Con los invitados en las sillas, y Amato detrás del altar, el coro entonó “Vienen con alegría” para comenzar la ceremonia, poco después de las 10. Ya para entonces afuera de las barras la multitud había desbordado las fronteras del Salvador del Mundo: un mar de cabezas chapoteado con sombrillas. Casi todos con camisas de Romero, con pósteres de Romero, con bolsos de Romero y con llaveros de Romero de $5, $3, $2 y $1. Romero como ícono.
La ceremonia se midió con el entusiasmo de las palmas, más que muchos conciertos. Las palabras de Paglia, el postulador de la causa de Romero, fueron seguidas de una retahíla de aplausos cuando recordó que el arzobispo siempre pidió que no hubiera divisiones entre cristianos, entre iguales.

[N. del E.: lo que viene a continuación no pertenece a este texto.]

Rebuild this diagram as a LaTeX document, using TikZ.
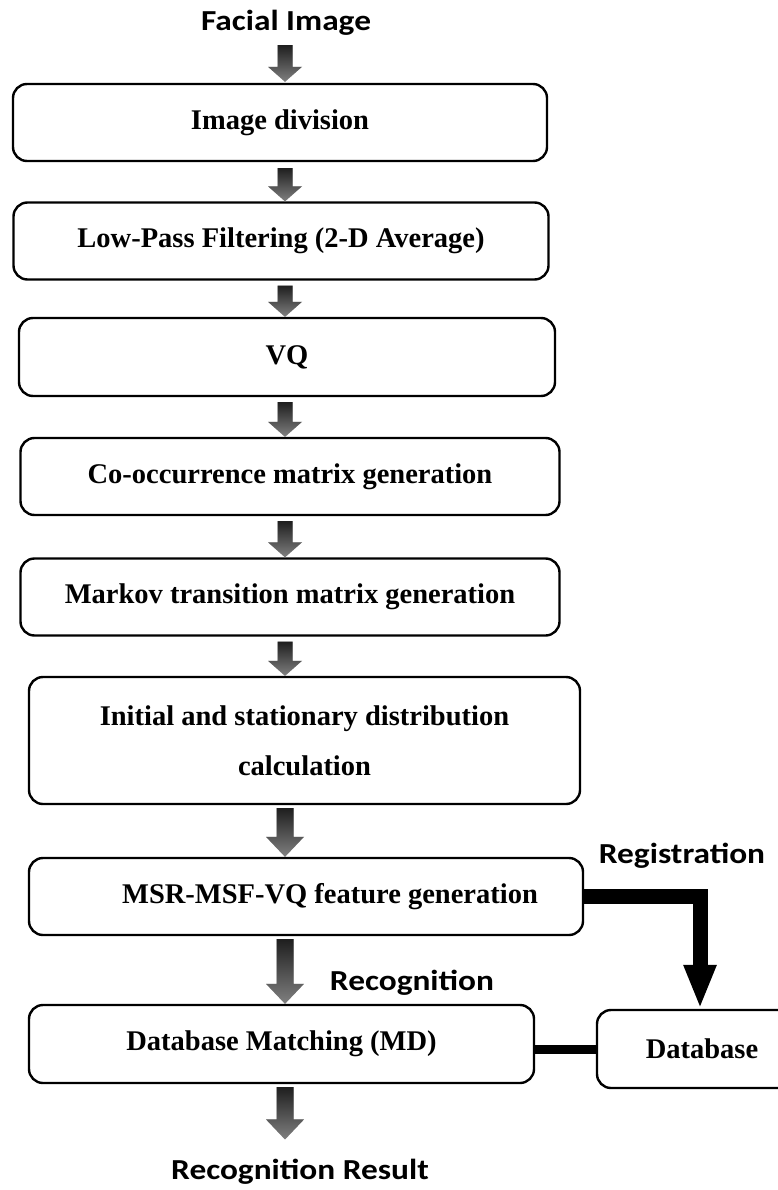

Paglia no la leyó, pero el 30 de julio de 1978, durante una homilía en catedral, Romero dijo algo parecido: “Ojalá no sea una expresión hueca, sino que de verdad sintamos que todo prójimo es mi hermano, pero cuando lo miro a través de Cristo, mi hermano mayor, y trato de ser como Cristo para ser digno de ser llamado hermano, y poder llamar hermanos a todos los hombres, sean ricos o sean pobres, porque a todos nos ama el Señor”.
La voz de Romero sonó una y otra vez, con los extractos de sus homilías que se intercalaron en la ceremonia. Fue vitoreada, tanto como cuando el halo apareció.
“Nunca había tenido la oportunidad escuchar la disertación de Monseñor. A Monseñor lo desacreditaron hasta decir basta. Lo convirtieron en un guerrillero más, cosa que ni se pasó por la mente de él. Él solo defendió a su pobrerismo (sic)”, dijo Álvarez cuando lo escuchaba.
El novel devoto de Romero decidió retirarse poco antes del final oficial de la beatificación, de la bendición. Se regresó, satisfecho, a Sonsonate.